Somehow the place names here remind me of Lord of the Rings, Anierin for instance. Keerglen to the east of Altderg is where Queen Maeve’s daughter, Cainer, was killed.
At 260 metres on the 46th kilometre you pass the highest point of this part of the trip. All downhill through Glencullin to Sralagagh. Céide Fields that splendid Neolithic interpretative centre of these major Stone Age farms is only 5 kilometres to the North West. In fact there are megalithic tombs everywhere in the landscape, I will refer to a very special one that is accessible in part 3 of this trip. For the moment enjoy the fact that you are in the presence of our ancient Irish ancestors.

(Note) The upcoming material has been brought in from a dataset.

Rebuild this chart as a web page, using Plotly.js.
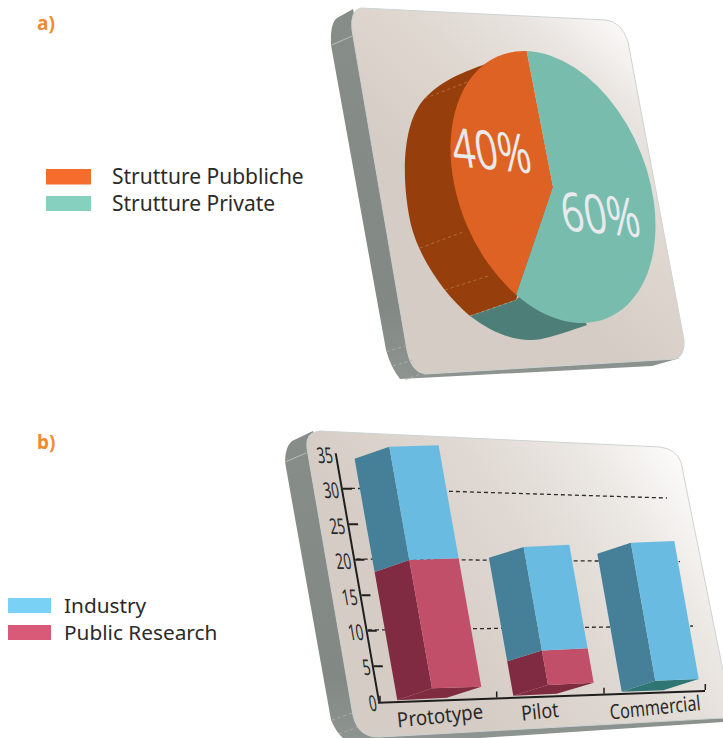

Turn right when you cross Ballyglass Bridge and there is a parking spot with a picnic table. This is where I finished this section of the Western Way, 54 kilometres later at 17.00 hours some 7 hours after I started, at an average speed of 8 kms though this figure is misleading as it is an overall average not a moving average.
Have to say that this is my favourite part of the western way whether to hike or bike. It is for me something of a spiritual experience.
The next part of the trip will be on my road bike offering new and different insights on The Western Way.